Records
— START —

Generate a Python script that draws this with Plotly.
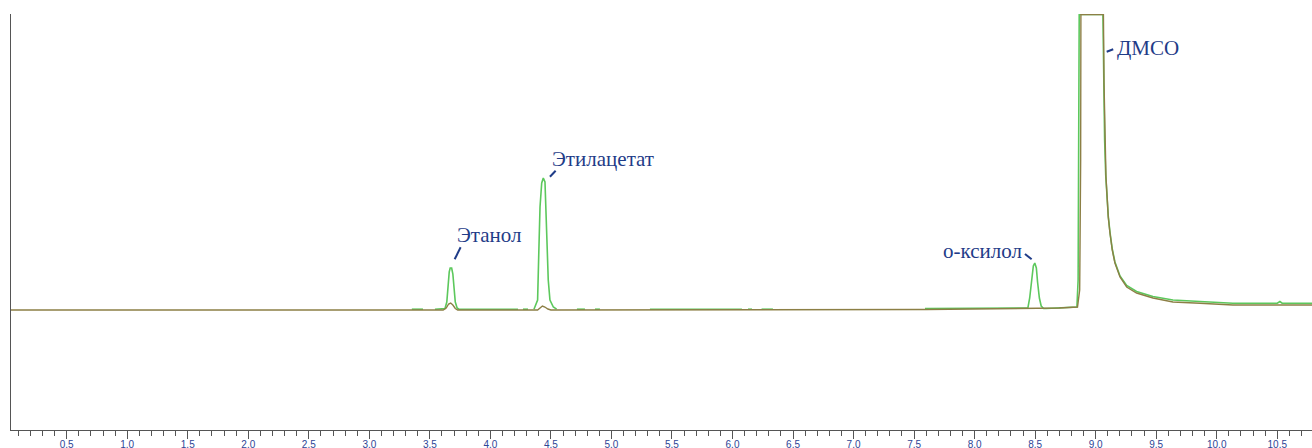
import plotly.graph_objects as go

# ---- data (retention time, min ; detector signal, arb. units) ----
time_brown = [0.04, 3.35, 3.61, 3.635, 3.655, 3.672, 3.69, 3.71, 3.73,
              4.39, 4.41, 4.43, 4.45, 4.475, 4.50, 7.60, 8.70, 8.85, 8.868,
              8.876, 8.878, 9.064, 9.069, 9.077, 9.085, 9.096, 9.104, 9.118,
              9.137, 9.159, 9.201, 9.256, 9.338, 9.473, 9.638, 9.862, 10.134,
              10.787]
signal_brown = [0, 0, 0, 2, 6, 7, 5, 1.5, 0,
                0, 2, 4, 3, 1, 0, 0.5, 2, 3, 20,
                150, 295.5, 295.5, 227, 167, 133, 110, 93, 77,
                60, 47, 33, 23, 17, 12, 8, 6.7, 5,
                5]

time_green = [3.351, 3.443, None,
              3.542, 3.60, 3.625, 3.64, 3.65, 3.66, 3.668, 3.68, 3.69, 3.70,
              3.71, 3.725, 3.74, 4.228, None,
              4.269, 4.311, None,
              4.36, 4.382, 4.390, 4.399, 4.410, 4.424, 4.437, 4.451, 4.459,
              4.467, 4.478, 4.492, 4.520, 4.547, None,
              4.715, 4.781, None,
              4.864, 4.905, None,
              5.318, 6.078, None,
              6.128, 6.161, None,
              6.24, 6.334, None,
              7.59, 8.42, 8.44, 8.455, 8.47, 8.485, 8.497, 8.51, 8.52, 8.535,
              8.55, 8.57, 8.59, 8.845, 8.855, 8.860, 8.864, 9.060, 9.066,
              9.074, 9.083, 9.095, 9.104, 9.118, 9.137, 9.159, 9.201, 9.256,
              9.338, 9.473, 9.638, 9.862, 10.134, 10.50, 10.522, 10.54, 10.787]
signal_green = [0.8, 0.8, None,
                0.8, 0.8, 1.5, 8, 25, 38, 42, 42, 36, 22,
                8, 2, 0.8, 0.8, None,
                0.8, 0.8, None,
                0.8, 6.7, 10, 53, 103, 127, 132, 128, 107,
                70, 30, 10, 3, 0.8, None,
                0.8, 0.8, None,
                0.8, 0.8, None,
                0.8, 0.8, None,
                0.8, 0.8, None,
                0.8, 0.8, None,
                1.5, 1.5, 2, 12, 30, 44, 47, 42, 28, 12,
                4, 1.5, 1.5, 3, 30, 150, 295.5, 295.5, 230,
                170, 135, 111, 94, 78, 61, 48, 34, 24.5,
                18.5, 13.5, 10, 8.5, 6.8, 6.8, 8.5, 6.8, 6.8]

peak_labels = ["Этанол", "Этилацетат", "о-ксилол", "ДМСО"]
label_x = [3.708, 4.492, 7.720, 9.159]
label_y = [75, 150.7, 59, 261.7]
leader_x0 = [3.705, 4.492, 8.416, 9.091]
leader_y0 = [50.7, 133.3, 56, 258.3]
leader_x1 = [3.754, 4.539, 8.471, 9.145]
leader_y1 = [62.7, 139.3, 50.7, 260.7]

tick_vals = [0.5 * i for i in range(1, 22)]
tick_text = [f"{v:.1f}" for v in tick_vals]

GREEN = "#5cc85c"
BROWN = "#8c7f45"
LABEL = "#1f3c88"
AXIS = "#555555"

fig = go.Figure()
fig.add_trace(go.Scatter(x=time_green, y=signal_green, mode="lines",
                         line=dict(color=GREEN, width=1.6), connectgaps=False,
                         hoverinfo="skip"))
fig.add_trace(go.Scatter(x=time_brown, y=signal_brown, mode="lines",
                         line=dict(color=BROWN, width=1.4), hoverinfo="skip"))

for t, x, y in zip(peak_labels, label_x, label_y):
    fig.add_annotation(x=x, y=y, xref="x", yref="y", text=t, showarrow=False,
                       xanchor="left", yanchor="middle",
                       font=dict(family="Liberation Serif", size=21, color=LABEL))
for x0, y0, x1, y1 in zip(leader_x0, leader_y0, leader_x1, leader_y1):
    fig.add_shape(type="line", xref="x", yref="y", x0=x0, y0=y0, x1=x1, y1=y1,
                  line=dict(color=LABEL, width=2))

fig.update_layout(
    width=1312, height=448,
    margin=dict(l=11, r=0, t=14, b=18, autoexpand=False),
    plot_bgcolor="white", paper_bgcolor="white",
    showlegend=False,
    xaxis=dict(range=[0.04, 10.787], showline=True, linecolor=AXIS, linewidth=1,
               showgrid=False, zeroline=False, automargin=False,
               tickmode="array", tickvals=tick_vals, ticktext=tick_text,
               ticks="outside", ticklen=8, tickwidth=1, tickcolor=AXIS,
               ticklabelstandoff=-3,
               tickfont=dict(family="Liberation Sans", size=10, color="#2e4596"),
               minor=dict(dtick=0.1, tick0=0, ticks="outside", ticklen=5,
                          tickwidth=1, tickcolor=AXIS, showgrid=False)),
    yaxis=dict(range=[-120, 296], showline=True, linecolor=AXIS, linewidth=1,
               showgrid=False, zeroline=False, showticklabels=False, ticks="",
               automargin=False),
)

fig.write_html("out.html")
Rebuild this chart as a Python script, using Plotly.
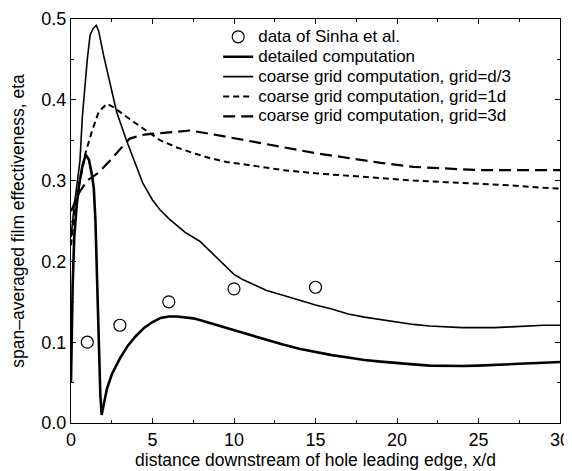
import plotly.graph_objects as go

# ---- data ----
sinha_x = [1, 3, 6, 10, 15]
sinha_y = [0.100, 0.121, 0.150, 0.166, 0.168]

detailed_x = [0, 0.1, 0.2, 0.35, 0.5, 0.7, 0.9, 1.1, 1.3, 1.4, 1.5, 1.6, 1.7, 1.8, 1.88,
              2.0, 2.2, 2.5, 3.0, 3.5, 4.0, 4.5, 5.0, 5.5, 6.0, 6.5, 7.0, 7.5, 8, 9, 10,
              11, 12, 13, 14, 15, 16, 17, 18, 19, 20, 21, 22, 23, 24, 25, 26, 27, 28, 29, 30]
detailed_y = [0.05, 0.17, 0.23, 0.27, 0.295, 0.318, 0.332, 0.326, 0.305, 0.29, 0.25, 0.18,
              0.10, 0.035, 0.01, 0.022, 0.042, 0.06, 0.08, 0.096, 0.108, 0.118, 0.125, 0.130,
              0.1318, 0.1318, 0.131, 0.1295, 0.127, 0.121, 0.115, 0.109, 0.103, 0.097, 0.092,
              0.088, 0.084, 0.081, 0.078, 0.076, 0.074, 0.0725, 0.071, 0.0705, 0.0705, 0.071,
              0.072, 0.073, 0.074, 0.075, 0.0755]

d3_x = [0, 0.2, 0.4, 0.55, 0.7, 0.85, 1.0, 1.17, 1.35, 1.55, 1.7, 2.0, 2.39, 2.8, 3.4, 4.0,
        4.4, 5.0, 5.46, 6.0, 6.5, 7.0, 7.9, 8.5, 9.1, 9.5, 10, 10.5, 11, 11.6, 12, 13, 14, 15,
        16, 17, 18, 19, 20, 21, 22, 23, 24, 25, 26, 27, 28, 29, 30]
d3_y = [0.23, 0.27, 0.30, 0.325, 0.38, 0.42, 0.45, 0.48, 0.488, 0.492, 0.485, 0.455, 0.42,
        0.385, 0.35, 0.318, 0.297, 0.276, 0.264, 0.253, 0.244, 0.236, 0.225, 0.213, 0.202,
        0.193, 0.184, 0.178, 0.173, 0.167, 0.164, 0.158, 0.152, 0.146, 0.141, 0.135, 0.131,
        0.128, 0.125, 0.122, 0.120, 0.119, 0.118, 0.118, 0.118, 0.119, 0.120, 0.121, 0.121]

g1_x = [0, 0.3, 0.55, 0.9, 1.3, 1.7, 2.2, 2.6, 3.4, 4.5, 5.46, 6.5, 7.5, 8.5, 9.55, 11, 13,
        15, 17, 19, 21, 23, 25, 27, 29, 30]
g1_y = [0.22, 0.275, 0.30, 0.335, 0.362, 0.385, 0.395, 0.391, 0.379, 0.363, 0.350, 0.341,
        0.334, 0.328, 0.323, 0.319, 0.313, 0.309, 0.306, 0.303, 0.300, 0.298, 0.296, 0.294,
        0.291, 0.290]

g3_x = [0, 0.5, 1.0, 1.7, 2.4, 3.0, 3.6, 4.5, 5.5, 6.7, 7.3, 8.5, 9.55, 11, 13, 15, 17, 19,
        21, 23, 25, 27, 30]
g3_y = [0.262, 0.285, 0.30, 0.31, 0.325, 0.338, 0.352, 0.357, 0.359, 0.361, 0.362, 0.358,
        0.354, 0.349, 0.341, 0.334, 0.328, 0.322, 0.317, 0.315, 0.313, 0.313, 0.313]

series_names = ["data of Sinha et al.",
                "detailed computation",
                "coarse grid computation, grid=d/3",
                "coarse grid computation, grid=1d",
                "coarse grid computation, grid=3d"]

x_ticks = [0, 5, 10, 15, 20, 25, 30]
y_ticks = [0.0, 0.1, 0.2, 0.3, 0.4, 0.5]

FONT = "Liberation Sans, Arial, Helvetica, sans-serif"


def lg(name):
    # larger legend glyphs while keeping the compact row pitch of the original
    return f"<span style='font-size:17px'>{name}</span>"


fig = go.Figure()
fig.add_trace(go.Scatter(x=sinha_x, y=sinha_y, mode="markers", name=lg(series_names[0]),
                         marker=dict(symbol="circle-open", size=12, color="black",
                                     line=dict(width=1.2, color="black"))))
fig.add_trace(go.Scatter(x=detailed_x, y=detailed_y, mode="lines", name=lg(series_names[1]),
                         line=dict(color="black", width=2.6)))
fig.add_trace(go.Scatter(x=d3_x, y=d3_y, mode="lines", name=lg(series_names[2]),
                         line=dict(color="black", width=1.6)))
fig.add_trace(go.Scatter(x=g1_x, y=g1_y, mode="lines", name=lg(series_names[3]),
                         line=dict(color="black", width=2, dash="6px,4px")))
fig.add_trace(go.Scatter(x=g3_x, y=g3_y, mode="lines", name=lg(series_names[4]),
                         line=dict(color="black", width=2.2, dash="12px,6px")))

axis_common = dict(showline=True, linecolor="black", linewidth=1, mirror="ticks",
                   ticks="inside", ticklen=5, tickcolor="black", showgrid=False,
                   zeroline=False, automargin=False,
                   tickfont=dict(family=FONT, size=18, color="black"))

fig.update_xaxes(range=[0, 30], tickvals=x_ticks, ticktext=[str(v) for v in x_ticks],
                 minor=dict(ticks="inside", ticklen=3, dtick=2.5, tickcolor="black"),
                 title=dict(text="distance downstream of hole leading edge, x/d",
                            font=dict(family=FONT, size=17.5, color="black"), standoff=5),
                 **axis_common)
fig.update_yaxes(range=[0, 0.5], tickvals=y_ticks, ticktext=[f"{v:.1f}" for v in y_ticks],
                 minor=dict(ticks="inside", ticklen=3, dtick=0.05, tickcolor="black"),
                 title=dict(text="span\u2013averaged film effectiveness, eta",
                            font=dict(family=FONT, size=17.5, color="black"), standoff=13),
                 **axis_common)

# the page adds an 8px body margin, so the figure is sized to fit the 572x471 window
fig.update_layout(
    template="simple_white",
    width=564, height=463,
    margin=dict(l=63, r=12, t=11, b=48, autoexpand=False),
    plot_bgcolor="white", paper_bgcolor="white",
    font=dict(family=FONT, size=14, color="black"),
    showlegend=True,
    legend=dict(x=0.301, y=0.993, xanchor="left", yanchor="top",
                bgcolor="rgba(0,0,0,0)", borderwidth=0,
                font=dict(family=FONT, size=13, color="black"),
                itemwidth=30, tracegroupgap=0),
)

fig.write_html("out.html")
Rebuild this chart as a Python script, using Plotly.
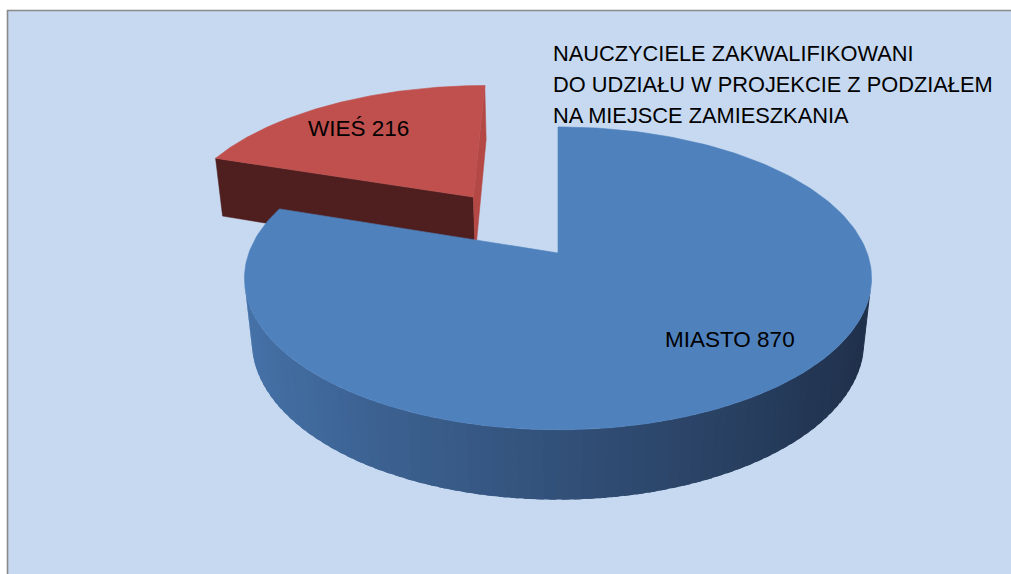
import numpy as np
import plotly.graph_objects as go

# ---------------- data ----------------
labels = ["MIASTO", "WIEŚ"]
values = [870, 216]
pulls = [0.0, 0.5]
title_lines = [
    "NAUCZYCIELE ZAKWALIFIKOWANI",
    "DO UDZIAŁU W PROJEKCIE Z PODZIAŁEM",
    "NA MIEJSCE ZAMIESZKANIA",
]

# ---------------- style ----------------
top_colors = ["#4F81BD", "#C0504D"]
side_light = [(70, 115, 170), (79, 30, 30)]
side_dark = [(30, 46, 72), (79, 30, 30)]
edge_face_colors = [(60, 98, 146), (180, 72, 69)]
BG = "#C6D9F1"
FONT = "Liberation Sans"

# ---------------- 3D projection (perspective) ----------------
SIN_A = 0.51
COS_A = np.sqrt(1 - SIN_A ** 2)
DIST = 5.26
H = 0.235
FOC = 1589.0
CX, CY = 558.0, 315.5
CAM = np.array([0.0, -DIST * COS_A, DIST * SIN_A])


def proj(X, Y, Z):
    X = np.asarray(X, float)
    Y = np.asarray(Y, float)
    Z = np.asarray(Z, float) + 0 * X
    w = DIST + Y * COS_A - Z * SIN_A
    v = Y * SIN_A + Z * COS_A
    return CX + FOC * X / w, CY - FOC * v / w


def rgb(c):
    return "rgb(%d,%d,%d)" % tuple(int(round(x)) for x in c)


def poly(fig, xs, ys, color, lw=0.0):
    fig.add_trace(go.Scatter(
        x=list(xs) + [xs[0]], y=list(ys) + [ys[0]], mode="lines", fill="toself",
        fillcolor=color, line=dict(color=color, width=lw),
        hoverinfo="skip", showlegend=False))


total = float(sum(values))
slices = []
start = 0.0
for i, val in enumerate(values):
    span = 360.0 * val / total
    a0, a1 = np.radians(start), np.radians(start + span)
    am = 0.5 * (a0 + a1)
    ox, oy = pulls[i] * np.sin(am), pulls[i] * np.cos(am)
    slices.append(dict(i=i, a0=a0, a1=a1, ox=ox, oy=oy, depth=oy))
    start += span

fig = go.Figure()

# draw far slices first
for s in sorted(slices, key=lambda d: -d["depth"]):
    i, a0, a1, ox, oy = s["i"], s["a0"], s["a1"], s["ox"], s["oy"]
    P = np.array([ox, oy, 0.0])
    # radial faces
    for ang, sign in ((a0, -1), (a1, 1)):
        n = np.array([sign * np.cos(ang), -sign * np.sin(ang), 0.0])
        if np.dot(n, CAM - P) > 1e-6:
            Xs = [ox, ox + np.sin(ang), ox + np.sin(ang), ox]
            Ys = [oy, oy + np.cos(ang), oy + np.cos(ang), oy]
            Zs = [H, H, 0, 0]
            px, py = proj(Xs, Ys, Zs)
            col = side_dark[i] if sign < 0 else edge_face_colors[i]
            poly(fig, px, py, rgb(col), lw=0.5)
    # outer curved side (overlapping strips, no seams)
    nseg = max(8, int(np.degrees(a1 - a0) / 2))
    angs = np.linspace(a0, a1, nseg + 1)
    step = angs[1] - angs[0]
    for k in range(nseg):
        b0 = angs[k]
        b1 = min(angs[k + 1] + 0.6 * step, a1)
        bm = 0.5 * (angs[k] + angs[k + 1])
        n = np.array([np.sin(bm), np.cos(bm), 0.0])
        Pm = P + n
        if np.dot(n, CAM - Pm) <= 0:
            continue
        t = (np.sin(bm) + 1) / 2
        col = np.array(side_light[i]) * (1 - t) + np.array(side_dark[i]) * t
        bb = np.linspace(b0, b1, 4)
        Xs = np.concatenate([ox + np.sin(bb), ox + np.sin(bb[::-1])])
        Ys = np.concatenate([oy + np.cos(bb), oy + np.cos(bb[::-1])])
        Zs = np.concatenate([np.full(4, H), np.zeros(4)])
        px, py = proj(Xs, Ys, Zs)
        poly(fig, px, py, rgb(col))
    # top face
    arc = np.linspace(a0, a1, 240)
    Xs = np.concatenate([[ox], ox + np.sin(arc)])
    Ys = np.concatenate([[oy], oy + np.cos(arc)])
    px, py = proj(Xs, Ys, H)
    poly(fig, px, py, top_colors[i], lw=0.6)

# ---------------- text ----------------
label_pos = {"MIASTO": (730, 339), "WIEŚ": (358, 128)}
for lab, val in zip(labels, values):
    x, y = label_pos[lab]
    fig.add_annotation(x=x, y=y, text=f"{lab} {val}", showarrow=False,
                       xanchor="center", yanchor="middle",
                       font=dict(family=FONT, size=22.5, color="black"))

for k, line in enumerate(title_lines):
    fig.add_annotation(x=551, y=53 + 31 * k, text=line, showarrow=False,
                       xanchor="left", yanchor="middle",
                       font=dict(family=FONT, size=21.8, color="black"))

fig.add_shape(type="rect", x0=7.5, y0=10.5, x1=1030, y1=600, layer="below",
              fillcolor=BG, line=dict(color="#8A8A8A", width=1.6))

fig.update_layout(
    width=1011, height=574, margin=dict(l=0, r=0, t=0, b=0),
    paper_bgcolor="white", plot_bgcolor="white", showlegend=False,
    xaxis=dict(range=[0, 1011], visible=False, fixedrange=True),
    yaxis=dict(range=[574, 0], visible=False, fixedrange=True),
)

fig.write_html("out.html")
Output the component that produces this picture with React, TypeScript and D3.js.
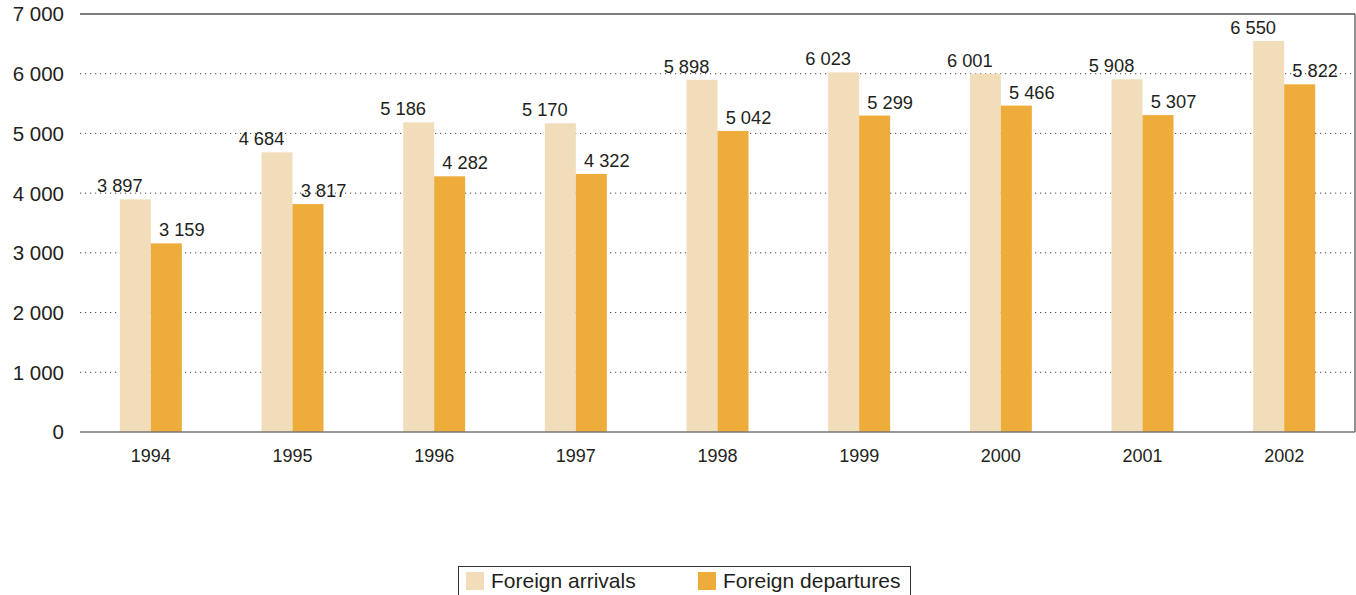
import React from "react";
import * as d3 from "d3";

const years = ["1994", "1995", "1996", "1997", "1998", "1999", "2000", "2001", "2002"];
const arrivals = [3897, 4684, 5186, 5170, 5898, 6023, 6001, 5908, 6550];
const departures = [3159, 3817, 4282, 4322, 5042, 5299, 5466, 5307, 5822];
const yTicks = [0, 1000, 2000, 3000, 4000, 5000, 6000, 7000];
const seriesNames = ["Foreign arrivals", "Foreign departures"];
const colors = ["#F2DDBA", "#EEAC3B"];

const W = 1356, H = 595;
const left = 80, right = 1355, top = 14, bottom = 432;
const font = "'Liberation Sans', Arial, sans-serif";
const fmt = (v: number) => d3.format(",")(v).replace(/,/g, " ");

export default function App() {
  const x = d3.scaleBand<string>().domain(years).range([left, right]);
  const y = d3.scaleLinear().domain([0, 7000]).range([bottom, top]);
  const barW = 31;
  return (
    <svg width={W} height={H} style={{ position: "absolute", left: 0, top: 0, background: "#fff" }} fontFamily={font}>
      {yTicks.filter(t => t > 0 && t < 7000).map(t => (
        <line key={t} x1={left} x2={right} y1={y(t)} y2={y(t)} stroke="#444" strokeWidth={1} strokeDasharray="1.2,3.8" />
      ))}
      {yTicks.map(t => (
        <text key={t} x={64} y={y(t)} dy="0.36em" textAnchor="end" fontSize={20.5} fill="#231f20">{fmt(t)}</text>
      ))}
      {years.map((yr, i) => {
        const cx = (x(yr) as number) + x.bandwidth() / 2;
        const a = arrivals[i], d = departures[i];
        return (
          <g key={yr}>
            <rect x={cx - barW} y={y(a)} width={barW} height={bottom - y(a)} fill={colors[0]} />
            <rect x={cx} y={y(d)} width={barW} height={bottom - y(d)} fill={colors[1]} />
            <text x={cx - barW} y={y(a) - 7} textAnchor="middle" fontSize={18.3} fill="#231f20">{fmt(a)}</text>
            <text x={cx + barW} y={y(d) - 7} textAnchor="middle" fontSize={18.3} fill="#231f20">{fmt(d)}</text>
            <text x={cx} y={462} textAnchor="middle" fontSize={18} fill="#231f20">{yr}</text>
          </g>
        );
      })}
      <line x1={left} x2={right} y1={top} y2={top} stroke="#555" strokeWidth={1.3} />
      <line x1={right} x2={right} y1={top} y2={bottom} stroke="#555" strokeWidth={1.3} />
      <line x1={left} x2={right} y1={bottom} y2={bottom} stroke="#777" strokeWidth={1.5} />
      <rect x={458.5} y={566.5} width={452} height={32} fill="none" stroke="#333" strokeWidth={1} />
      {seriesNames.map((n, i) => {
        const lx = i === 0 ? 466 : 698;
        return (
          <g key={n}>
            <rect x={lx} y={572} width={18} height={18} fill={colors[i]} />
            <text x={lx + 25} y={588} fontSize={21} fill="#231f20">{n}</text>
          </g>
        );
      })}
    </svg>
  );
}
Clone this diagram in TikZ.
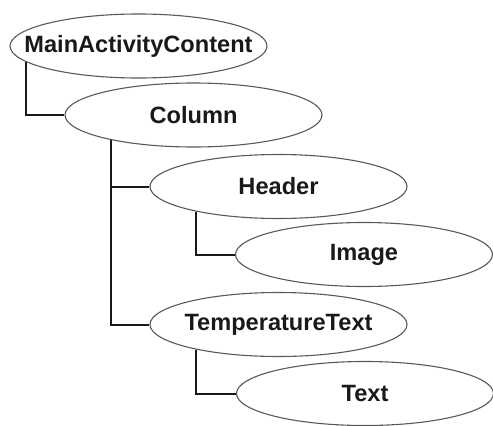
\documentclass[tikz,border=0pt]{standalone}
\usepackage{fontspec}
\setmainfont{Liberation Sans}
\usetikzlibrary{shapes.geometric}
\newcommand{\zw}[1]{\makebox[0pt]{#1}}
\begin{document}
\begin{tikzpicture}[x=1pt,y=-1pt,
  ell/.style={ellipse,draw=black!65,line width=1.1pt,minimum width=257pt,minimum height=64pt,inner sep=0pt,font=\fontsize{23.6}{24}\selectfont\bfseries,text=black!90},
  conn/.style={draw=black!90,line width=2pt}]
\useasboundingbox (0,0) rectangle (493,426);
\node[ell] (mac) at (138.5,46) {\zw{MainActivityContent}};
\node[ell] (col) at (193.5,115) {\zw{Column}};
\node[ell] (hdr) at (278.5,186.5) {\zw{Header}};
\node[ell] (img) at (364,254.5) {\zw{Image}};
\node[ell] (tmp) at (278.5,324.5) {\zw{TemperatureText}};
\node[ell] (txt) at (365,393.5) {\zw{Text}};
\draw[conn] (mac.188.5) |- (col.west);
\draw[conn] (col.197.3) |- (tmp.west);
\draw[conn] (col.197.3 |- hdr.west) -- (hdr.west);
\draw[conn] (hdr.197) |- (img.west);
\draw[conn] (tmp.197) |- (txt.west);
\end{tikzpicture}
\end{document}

— END —

TASK TO CARRY OUT
State, as a bare number, how many lines of the listing hold the word "with".

RIGHT ANSWER
2